EQ-ing the master bus
          The following section
                    presents Henrik's reflection
                                  on Team B's direction
                                                in Portal connection

Playing together

My experience with telematic music performance has been close to nonexistent prior to joining the MCT master’s program. Not that doing music online is something I find totally uninteresting, but I think it has to do with my line of work and the relevance of doing music online instead of in the same physical space. So the experience has been quite new to me. Last fall we jumped into playing online together from our homes using JamKazam and such, which was a bumpy ride for many of us. Much because of struggles getting servers up and running, but also then having everything connected and figuring out how to navigate musically without seeing each other properly. It quickly became messy.

So with this experience in our telematic backpacks, playing together in the Portal seemed promising as the room is set up to be more audiovisual than explicitly audial. With everything running, which took some time, the first obstacle was getting the sound right. Sending many people’s instruments on a stereo connection, without a proper soundcheck, is a pretentious project for new Portalers. Trondheim had issues hearing us with well balanced levels, and we had issues hearing them when playing. So we figured trying fewer people playing and sending two instruments as one on the left channel and one on the right channel gave more flexibility. That gives each campus the ability to mix two instruments individually as a «multichannel» setup for a total of four (two by two) musicians.

Having some control over the sound, the next obstacle was musical rather than technical. As many of us know, it can be hard playing together for the first time. Especially when not physically together and having some audience. Not being that used to just jamming around, we quickly figured out that picking a song to play that all of us knew was probably a good idea. And it worked in a way. Here’s a snippet of All of Us, playing «All of Me».

All of us playing "All Of Me"

Still a little hard to keep track of tempo and navigate who’s playing what, but then again we all have a song to stick to. We kept on choosing songs and also did a kind of successful version of «It Ain’t Over» with Anders, Pedro, and Henrik in Oslo playing with Willie in Trondheim.

Processing a Player

Another technique we wanted to try was processing a player playing in Trondheim from Oslo and having a processing-based musical feedback between the locations.
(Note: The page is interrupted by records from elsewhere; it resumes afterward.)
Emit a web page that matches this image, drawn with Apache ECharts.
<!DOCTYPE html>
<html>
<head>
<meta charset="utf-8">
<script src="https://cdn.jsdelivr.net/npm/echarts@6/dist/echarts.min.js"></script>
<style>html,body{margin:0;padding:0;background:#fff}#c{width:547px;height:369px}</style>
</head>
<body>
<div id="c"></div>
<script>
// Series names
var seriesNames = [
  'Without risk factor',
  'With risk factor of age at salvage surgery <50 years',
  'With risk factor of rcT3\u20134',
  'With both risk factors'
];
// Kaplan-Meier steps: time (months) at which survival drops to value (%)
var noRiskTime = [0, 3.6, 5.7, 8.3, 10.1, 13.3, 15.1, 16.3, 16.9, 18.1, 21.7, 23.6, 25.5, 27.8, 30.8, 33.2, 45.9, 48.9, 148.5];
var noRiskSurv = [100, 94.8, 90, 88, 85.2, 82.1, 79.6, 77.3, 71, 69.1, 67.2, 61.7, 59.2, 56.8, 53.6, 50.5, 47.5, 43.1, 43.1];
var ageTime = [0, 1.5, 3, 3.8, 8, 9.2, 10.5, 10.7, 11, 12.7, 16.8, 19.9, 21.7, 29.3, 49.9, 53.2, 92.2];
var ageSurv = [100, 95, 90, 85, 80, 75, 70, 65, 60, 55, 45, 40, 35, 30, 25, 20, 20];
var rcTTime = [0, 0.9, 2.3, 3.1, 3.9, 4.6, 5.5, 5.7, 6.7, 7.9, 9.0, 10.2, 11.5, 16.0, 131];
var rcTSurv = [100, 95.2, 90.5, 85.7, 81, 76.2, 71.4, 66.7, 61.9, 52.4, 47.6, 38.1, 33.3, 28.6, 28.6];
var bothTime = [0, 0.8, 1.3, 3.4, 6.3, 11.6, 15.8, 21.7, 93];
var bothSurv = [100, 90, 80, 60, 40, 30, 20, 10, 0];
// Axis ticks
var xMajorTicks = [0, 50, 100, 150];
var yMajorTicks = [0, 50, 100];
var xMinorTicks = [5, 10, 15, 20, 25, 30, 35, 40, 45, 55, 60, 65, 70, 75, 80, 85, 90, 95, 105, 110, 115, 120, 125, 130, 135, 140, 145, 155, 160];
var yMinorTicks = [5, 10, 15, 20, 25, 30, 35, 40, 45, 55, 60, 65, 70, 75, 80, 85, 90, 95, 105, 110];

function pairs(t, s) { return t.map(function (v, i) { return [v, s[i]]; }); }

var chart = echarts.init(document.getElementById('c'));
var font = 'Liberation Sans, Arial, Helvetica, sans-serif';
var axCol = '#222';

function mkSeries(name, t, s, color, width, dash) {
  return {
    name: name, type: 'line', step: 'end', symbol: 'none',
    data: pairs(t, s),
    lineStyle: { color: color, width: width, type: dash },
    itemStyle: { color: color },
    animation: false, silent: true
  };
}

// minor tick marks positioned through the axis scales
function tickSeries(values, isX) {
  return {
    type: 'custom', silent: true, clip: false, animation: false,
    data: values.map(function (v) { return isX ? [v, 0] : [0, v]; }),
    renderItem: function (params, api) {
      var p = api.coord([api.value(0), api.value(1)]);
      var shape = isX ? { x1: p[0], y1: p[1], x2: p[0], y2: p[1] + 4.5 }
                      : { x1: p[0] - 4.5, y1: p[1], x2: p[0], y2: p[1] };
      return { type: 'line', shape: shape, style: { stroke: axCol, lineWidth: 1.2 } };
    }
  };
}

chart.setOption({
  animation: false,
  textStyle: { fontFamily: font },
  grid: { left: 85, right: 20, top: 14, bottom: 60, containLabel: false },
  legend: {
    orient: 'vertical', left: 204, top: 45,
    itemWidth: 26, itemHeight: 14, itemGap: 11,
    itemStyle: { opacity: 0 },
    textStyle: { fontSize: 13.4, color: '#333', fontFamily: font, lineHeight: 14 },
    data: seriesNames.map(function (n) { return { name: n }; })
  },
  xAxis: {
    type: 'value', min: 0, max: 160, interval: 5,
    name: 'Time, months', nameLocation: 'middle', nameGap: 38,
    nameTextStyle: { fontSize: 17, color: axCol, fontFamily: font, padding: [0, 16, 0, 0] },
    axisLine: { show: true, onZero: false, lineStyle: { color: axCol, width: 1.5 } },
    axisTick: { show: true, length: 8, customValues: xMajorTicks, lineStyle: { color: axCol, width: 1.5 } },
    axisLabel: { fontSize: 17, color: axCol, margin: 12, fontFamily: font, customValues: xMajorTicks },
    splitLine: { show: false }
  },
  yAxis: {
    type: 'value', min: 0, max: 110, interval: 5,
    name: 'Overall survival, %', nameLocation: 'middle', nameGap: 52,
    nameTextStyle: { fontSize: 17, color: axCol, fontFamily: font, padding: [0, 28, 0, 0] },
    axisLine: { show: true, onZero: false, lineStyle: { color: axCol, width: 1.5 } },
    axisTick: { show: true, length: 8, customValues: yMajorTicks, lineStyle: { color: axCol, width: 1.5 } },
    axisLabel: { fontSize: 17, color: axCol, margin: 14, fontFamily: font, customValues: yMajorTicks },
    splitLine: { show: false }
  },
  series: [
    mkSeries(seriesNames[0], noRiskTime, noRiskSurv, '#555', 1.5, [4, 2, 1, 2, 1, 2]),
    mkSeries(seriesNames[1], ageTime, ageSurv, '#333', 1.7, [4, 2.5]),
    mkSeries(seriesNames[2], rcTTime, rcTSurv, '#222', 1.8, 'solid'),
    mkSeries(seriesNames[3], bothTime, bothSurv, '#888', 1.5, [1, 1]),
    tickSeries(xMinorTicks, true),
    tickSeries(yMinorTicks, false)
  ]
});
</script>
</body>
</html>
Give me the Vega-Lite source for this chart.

For this I, Henrik in Oslo, played with Lindsay in Trondheim. He played the piano and I processed it with the «COW» effect on the OP-1, which is a delay/modulation based effect. This was a jam based approach to playing and our experience with it was very good actually. Only being two performers with distinct differences in sound made the navigation quite easy as we both easily heard what the other one was doing. And only having one sound producing musician makes it easier to switch around keys and tempos as the processing will eventually follow.

Lindsay playing piano through OP-1 COW

The hardest part was doing the routing and figuring out the post/pre fader options on the mixer, but I will not consider this something to debate further as it’s simply a matter of figuring out the specifications and settings of the Midas PRO2.

Thoughts on Feedback

Lastly, these last weeks I wanted to fiddle around with EQ in an attempt to reduce feedback and resonant frequencies between NTNU and UiO. The mixer has the option to insert effects on the local master bus, so I wanted to put a graphical EQ on the sound on our side to experiment. Taking out narrow frequencies is a common way to reduce feedback between microphones and monitors using graphical EQs normally. Applying this on the Portal was, as are many things in this world, somewhat easier said than done. In the beginning it was quite easy getting rid of the highly resonant frequencies, but as they were lowered, other frequencies got the room to play and then they started resonating. Shortly the whole signal was EQ-ed to death, effectively just lowering the overall amplitude of the whole signal due to lowering almost all bands. So I started over with that in mind. The main issue was around 550 Hz, 800Hz and 260Hz, roughly, in addition to some hi mid and hi frequencies around 2,3kHz. It helped somewhat, but the received sound looses some body and feels a little thin when going hard on the EQ. This needs refining and tuning and a lot more testing. Maybe also measuring of the room and setting up all the EQs from scratch. It could be a great way to learn.